Russian police on Friday arrested several gay rights activists protesting in St. Petersburg and Moscow on the day of the Sochi Olympics opening ceremony.

In Moscow, police quickly detained 10 gay rights activists who waved rainbow flags at Red Square and attempted to sing a Russian anthem.

One of the demonstrators, Gleb Latnik, said police insulted them and that one officer spat in the face of an activist. He said he and the other protesters were released after a few hours.

Moscow police refused to comment.

In St. Petersburg, four activists were detained after unfurling a banner quoting the Olympic charter's ban on any form of discrimination. The protesters, who gathered on St. Petersburg's Vasilyevsky Island, were swiftly rounded up by police, according to Natalia Tsymbalova, a local lesbian, gay, bisexual and transgender activist.

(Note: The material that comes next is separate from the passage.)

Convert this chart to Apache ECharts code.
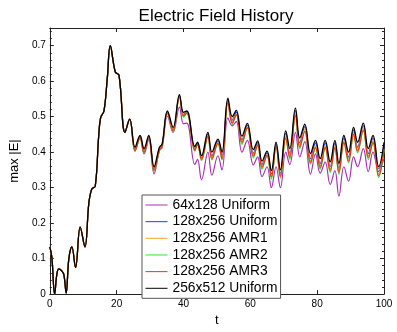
<!DOCTYPE html>
<html><head><meta charset="utf-8">
<script src="https://cdn.jsdelivr.net/npm/echarts@6/dist/echarts.min.js"></script>
<style>html,body{margin:0;padding:0;background:#fff}#c{width:397px;height:332px}</style>
</head><body><div id="c"></div>
<script>
const tKnots = [0,0.6,1.45,2.1,2.7,3.5,4.2,4.9,5.7,6.6,
7.7,9.1,10.5,11.7,12.6,13.6,14.6,15.2,16.2,17.2,
18.1,19.6,20.7,22.5,23.9,
25.5,27.0,28.2,29.6,31.2,32.8,33.6,35.2,36.9,38.8,
40.0,41.0,43.4,44.2,45.4,47.3,48.5,50.3,51.5,53.3,
54.6,55.8,57.5,59.1,60.9,62.2,63.5,65.0,66.3,67.7,
69.0,70.6,71.8,73.5,74.8,76.3,78.0,79.5,80.9,82.4,
83.9,85.3,86.5,88.0,89.4,90.9,92.1,93.8,95.3,96.7,
98.4,100];
const earlyVals = [.133,.105,0,.055,.071,.066,.055,.003,.10,.133,
.075,.189,.133,.258,.297,.304,.442,.497,.516,.608,
.70,.626,.617,.456,.493];
const late64U = [.405,.44,.395,.435,.339,.405,.413,.502,.456,.527,
.48,.482,.365,.38,.322,.40,.335,.39,.35,.497,
.474,.487,.40,.433,.364,.387,.331,.359,.30,.359,
.30,.40,.365,.456,.387,.43,.338,.395,.341,.372,
.309,.348,.276,.359,.318,.387,.359,.41,.345,.40,
.354,.38];
const late128U = [.408,.444,.404,.444,.353,.410,.420,.513,.464,.559,
.506,.513,.410,.425,.384,.451,.39,.432,.39,.547,
.49,.513,.435,.476,.397,.427,.365,.398,.338,.423,
.34,.453,.396,.517,.426,.472,.382,.426,.368,.426,
.359,.426,.354,.440,.386,.463,.414,.475,.396,.440,
.345,.421];
const late128A1 = [.406,.443,.402,.443,.351,.407,.418,.511,.462,.557,
.504,.511,.408,.423,.382,.446,.385,.427,.385,.542,
.485,.508,.430,.471,.392,.422,.360,.393,.333,.418,
.335,.445,.390,.509,.420,.464,.376,.418,.362,.418,
.353,.418,.348,.432,.380,.455,.408,.467,.390,.432,
.339,.410];
const late128A2 = [.402,.441,.398,.441,.346,.404,.416,.510,.457,.556,
.499,.510,.403,.422,.376,.444,.378,.425,.378,.540,
.478,.506,.422,.469,.384,.420,.352,.391,.325,.416,
.327,.440,.380,.504,.410,.459,.366,.413,.352,.413,
.343,.413,.338,.427,.370,.450,.398,.462,.380,.427,
.329,.405];
const late128A3 = [.404,.441,.40,.441,.349,.405,.416,.510,.460,.556,
.502,.510,.406,.422,.38,.444,.382,.425,.382,.540,
.482,.506,.427,.469,.389,.420,.357,.391,.330,.416,
.332,.440,.385,.504,.415,.459,.371,.413,.357,.413,
.348,.413,.343,.427,.375,.450,.403,.462,.385,.427,
.334,.405];
const late256U = [.414,.447,.41,.447,.359,.414,.423,.516,.470,.562,
.512,.516,.416,.428,.39,.456,.40,.437,.40,.552,
.50,.518,.445,.481,.407,.432,.375,.403,.348,.428,
.35,.46,.41,.524,.44,.479,.396,.433,.382,.433,
.373,.433,.368,.447,.40,.47,.428,.482,.41,.447,
.359,.428];
const seriesNames = ['64x128 Uniform','128x256 Uniform','128x256 AMR1','128x256 AMR2','128x256 AMR3','256x512 Uniform'];
const seriesLate = [late64U, late128U, late128A1, late128A2, late128A3, late256U];
const seriesColors = ['#a832b4','#1f3cff','#f5a623','#22ee22','#ff2a1a','#000000'];
const xTicks = [0,20,40,60,80,100];
const yTicks = [0,0.1,0.2,0.3,0.4,0.5,0.6,0.7];

const chart = echarts.init(document.getElementById('c'), null, {renderer:'canvas'});
const F = 'Liberation Sans, Arial, Helvetica, sans-serif';
const axCol = '#222';
const series = seriesNames.map((n,i)=>{
  const vals = earlyVals.concat(seriesLate[i]);
  return {
    name:n, type:'line', smooth:0.4, symbol:'none', showSymbol:false, xAxisIndex:0, yAxisIndex:0,
    data: tKnots.map((t,k)=>[t, vals[k]]),
    lineStyle:{color:seriesColors[i], width: i===5?1.3:1.2},
    itemStyle:{color:seriesColors[i]},
    z: 2+i, animation:false
  };
});
const xBase = {type:'value', min:0, max:100, interval:20,
  axisLine:{show:true, onZero:false, lineStyle:{color:axCol,width:1}},
  axisTick:{show:true, inside:true, length:4, lineStyle:{color:axCol}},
  splitLine:{show:false}};
const yBase = {type:'value', min:0, max:0.75, interval:0.1,
  axisLine:{show:true, onZero:false, lineStyle:{color:axCol,width:1}},
  axisTick:{show:true, inside:true, length:4, lineStyle:{color:axCol}},
  minorTick:{show:true, splitNumber:5, length:2, lineStyle:{color:axCol}},
  splitLine:{show:false}};
chart.setOption({
  animation:false,
  backgroundColor:'#fff',
  title:{text:'Electric Field History', left:211, top:3, textAlign:'center',
    textStyle:{fontFamily:F, fontSize:17, fontWeight:'normal', color:'#000'}},
  grid:{left:38.3, right:13, top:28, bottom:32, containLabel:false},
  legend:{show:true, orient:'vertical', left:142, top:195,
    itemWidth:22, itemHeight:14, itemGap:2.66,
    padding:[3,3,3,3], backgroundColor:'#fff', borderColor:'#555', borderWidth:1,
    textStyle:{fontFamily:F, fontSize:13.8, color:'#000'},
    itemStyle:{opacity:0}, lineStyle:{width:1},
    selectedMode:false, z:20},
  xAxis:[Object.assign({}, xBase, {position:'bottom', name:'t', nameLocation:'middle', nameGap:16,
      nameTextStyle:{fontFamily:F, fontSize:13, color:'#000'},
      axisLabel:{show:true, fontFamily:F, fontSize:10, color:'#000', margin:5,
        formatter:v=> xTicks.includes(v)? String(v):''}}),
    Object.assign({}, xBase, {position:'top', axisLabel:{show:false}})],
  yAxis:[Object.assign({}, yBase, {position:'left', name:'max |E|', nameLocation:'middle', nameGap:26,
      nameTextStyle:{fontFamily:F, fontSize:13, color:'#000'},
      axisLabel:{show:true, fontFamily:F, fontSize:10, color:'#000', margin:4, showMaxLabel:false,
        formatter:v=>{ const r=Math.round(v*10)/10; return yTicks.some(y=>Math.abs(y-v)<1e-9)? (r===0?'0':r.toFixed(1)):''; }}}),
    Object.assign({}, yBase, {position:'right', axisLabel:{show:false}})],
  series: series
});
</script></body></html>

Police there also refused any immediate comment.

A Russian law banning gay "propaganda" from reaching minors has drawn strong international criticism and calls for boycott of the Sochi Games from gay activists and others.

Russian law also bans any unsanctioned protests and violators may face fines or prison sentences.

Human Rights First, a rights watchdog based in New York and Washington, D.C., quickly condemned the arrests.

"The most alarming thing is, despite the international attention, the authorities are still bringing more charges under the law and it is being applied on a larger scale," spokesman Shawn Gaylord said in a statement.

All Out, an international group that organized events in 20 cities this week to pressure Olympic sponsors to condemn Russia's "gay propaganda" law, also harshly criticized the detentions of activists.

"This outrageous move directly contradicts the IOC's assurance that Russian laws are in line with the Olympic charter," said Andre Banks, executive director of All Out.